After each Duke men's basketball game this season, check back here for the Player of the Game and more. Today, the Blue Zone takes a deeper look at the Blue Devils' narrow loss to Miami:
One player: Paolo Banchero
Yet again, freshman Paolo Banchero showed out, putting up a 20-point performance for the fifth time this season. He got off to a slow start, making only one field goal and committing two turnovers in the first half. In the second half, he had a resurgence. Banchero often seemed to be the team’s only reliable offense, making 6-of-10 attempts from the field and going 6-of-7 from the line. He also made two 3-pointers on a day when no Duke long ball seemed to fall. The freshman's size and strength gave him a leg up in the paint on a smaller Miami team, which he used to his advantage.
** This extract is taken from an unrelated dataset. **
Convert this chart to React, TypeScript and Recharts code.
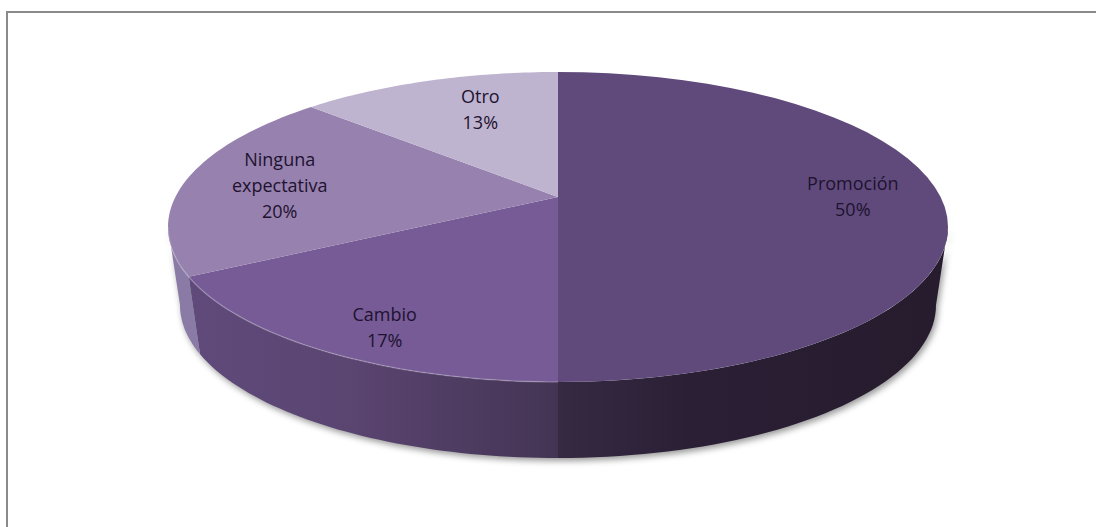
import { Pie, PieChart } from "recharts"

const categories = ["Promoción", "Cambio", "Ninguna expectativa", "Otro"]
const shares = [50, 17, 20, 13]
const topColors = ["#604a7b", "#765b96", "#9781ae", "#bfb4cf"]
const wallColors = ["url(#wallPromocion)", "url(#wallCambio)", "#8a7ba6", "#bfb4cf"]

const table = categories.map((name, i) => ({
  name,
  value: shares[i],
  top: topColors[i],
  wall: wallColors[i],
}))

const rad = Math.PI / 180
const RY_RATIO = 155 / 390
// perspective: the pie's centre sits above the middle of the ellipse
const WARP = 0.825
const APEX_DY = -30
const DEPTH = 78
const BOTTOM_RX_RATIO = 378 / 390
const BOTTOM_RY = 153
// how far along apex -> rim each label sits, x and y
const LABEL_PULL = [
  [0.77, 0.77],
  [0.744, 0.85],
  [0.75, 0.6],
  [0.6, 0.75],
]

// chart angle -> eccentric angle on the drawn ellipse (0 = top, clockwise)
const warp = (angle: number) => {
  const half = ((90 - angle) / 2) * rad
  return 2 * Math.atan2(WARP * Math.sin(half), Math.cos(half))
}

const rim = (cx: number, cy: number, r: number, t: number) => [
  cx + r * Math.sin(t),
  cy - r * RY_RATIO * Math.cos(t),
]

const arcPoints = (cx: number, cy: number, rx: number, ry: number, a: number, b: number) => {
  const pts: number[][] = []
  const steps = 48
  for (let i = 0; i <= steps; i++) {
    const t = a + ((b - a) * i) / steps
    pts.push([cx + rx * Math.sin(t), cy - ry * Math.cos(t)])
  }
  return pts
}

const toPath = (pts: number[][]) =>
  pts.map((p, i) => `${i ? "L" : "M"}${p[0].toFixed(1)},${p[1].toFixed(1)}`).join(" ")

function TopSlice(props: any) {
  const { cx, cy, outerRadius: r, startAngle, endAngle, payload } = props
  const a = warp(startAngle)
  const b = warp(endAngle)
  const edge = arcPoints(cx, cy, r, r * RY_RATIO, a, b)
  const d = `M${cx},${cy + APEX_DY} ${toPath(edge).replace("M", "L")} Z`
  const fa = Math.max(a, 180 * rad)
  const fb = Math.min(b, 270 * rad)
  return (
    <g>
      <path d={d} fill={payload.top} stroke="none" />
      {fb > fa && (
        <path
          d={toPath(arcPoints(cx, cy, r, r * RY_RATIO, fa, fb))}
          fill="none"
          stroke="#ffffff"
          strokeOpacity={0.22}
          strokeWidth={1.5}
        />
      )}
    </g>
  )
}

function WallSlice(props: any) {
  const { cx, cy, outerRadius: r, startAngle, endAngle, payload } = props
  const a = Math.max(warp(startAngle), 90 * rad)
  const b = Math.min(warp(endAngle), 270 * rad)
  if (b <= a) return <g />
  const upper = arcPoints(cx, cy, r, r * RY_RATIO, a, b)
  const lower = arcPoints(cx, cy + DEPTH, r * BOTTOM_RX_RATIO, BOTTOM_RY, b, a)
  return <path d={`${toPath(upper)} ${toPath(lower).replace("M", "L")} Z`} fill={payload.wall} />
}

function SliceLabel(props: any) {
  const { cx, cy, outerRadius: r, midAngle, index, name, value } = props
  const [rx, ry] = rim(cx, cy, r, warp(midAngle))
  const apexY = cy + APEX_DY
  const x = cx + (rx - cx) * LABEL_PULL[index][0]
  const y = apexY + (ry - apexY) * LABEL_PULL[index][1]
  const lines = [...String(name).split(" "), `${value}%`]
  const lh = 26
  return (
    <text
      x={x}
      y={y}
      textAnchor="middle"
      fontFamily="Open Sans"
      fontSize={18}
      fill="#1e1230"
    >
      {lines.map((l, i) => (
        <tspan key={i} x={x} y={y + (i - (lines.length - 1) / 2) * lh + 6}>
          {l}
        </tspan>
      ))}
    </text>
  )
}

export default function App() {
  return (
    <div style={{ position: "absolute", left: 0, top: 0, width: 1096, height: 527, background: "#fff", overflow: "hidden" }}>
      <style>{`.walls { filter: drop-shadow(2px 3px 3px rgba(0,0,0,0.4)); }`}</style>
      <div style={{ position: "absolute", left: 6, top: 11, right: 0, height: 2, background: "#8a8a8a" }} />
      <div style={{ position: "absolute", left: 6, top: 11, bottom: 0, width: 2, background: "#8a8a8a" }} />
      <div style={{ position: "absolute", left: 0, top: 0 }}>
        <PieChart width={1096} height={527} margin={{ top: 0, right: 0, bottom: 0, left: 0 }}>
          <defs>
            <linearGradient id="wallCambio" gradientUnits="userSpaceOnUse" x1={190} y1={0} x2={558} y2={0}>
              <stop offset="0%" stopColor="#604a7b" />
              <stop offset="45%" stopColor="#5a4470" />
              <stop offset="100%" stopColor="#433454" />
            </linearGradient>
            <linearGradient id="wallPromocion" gradientUnits="userSpaceOnUse" x1={558} y1={0} x2={940} y2={0}>
              <stop offset="0%" stopColor="#352a42" />
              <stop offset="35%" stopColor="#2a1f35" />
              <stop offset="100%" stopColor="#261c2d" />
            </linearGradient>
          </defs>
          <Pie
            className="walls"
            data={table}
            dataKey="value"
            nameKey="name"
            cx={558}
            cy={227}
            outerRadius={390}
            startAngle={90}
            endAngle={-270}
            stroke="none"
            isAnimationActive={false}
            shape={WallSlice}
          />
          <Pie
            data={table}
            dataKey="value"
            nameKey="name"
            cx={558}
            cy={227}
            outerRadius={390}
            startAngle={90}
            endAngle={-270}
            stroke="none"
            isAnimationActive={false}
            shape={TopSlice}
            labelLine={false}
            label={SliceLabel}
          />
        </PieChart>
      </div>
    </div>
  )
}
On the other end of the court, Banchero was just as effective. He grabbed seven rebounds and had two blocks, but Duke still couldn’t pull off the comeback in the final minute.
One word: Rusty
Duke’s play was messy; there is no denying that. The lack of practice since the team’s 12-day COVID break appears to have heavily impacted its offensive flow and production. While Duke attempted 21 threes, it only made six. The Blue Devils shot 45.7% from the field, but many of their possessions were without an attempt, as Miami had 15 steals and forced 17 turnovers. Miami guard Charlie Moore alone grabbed seven steals, with five of those coming in the first half.
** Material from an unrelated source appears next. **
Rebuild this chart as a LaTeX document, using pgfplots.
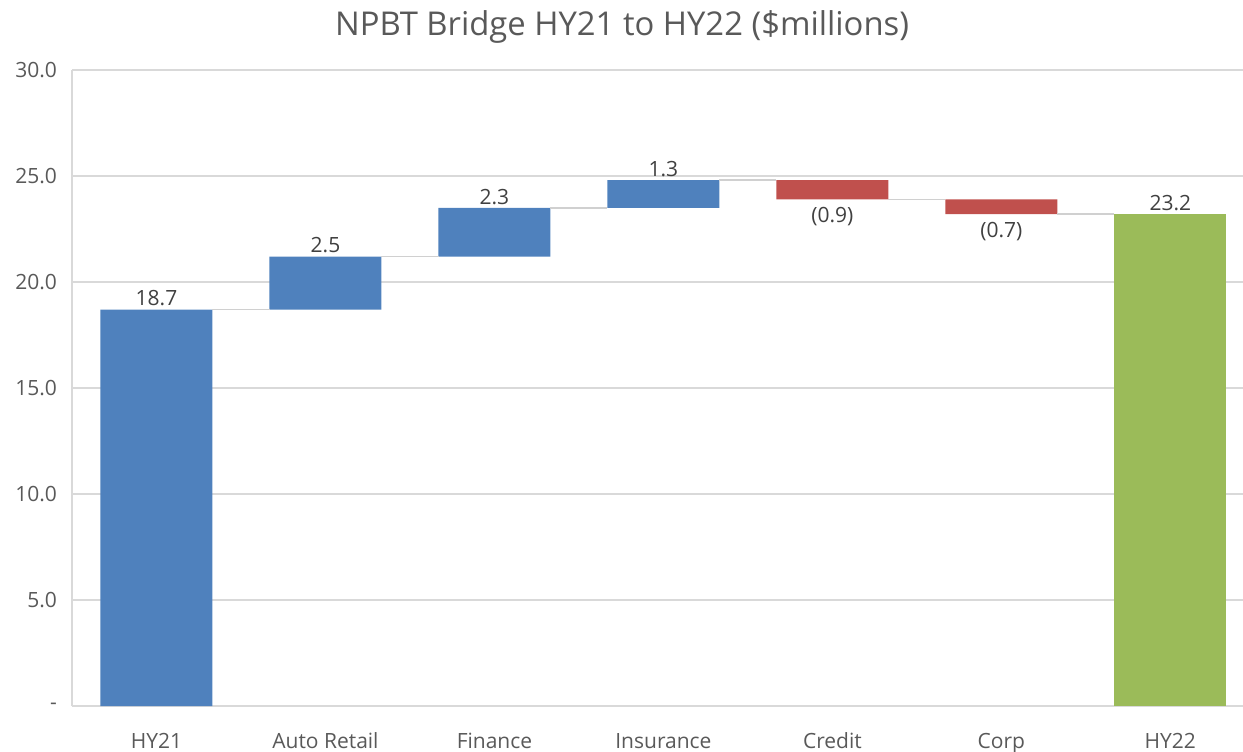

One bright spot for the Blue Devils throughout the game was rebounding. They grabbed 44 rebounds to Miami’s 30, dominating the boards. However, when the game came down to it, the Blue Devils couldn’t deliver: Moore missed his and-one free throw with Duke up by one in the final minute, and a Blue Devil rebound would have given Duke the upper hand. Banchero couldn’t pull it down, and Kameron McGusty sank the floater seconds later to give Miami the lead for good.
One stat: 17 turnovers
Duke’s 17 turnovers, on a stat sheet, look like an outlier. The Blue Devils are averaging less than 10 turnovers a game, but against Miami, they could not hold onto the ball. The Hurricanes' strong paint defense jammed the Blue Devils underneath the basket, oftentimes stripping or poking the ball out and forcing Duke to hoist 21 3-point attempts that it struggled to make. A large number of offensive possessions seemed to end with a missed shot or a loose ball that eventually wound up in the hands of a Miami player. It is crucial for the Blue Devils that they don’t repeat history going forward, and that this outlier remains just that.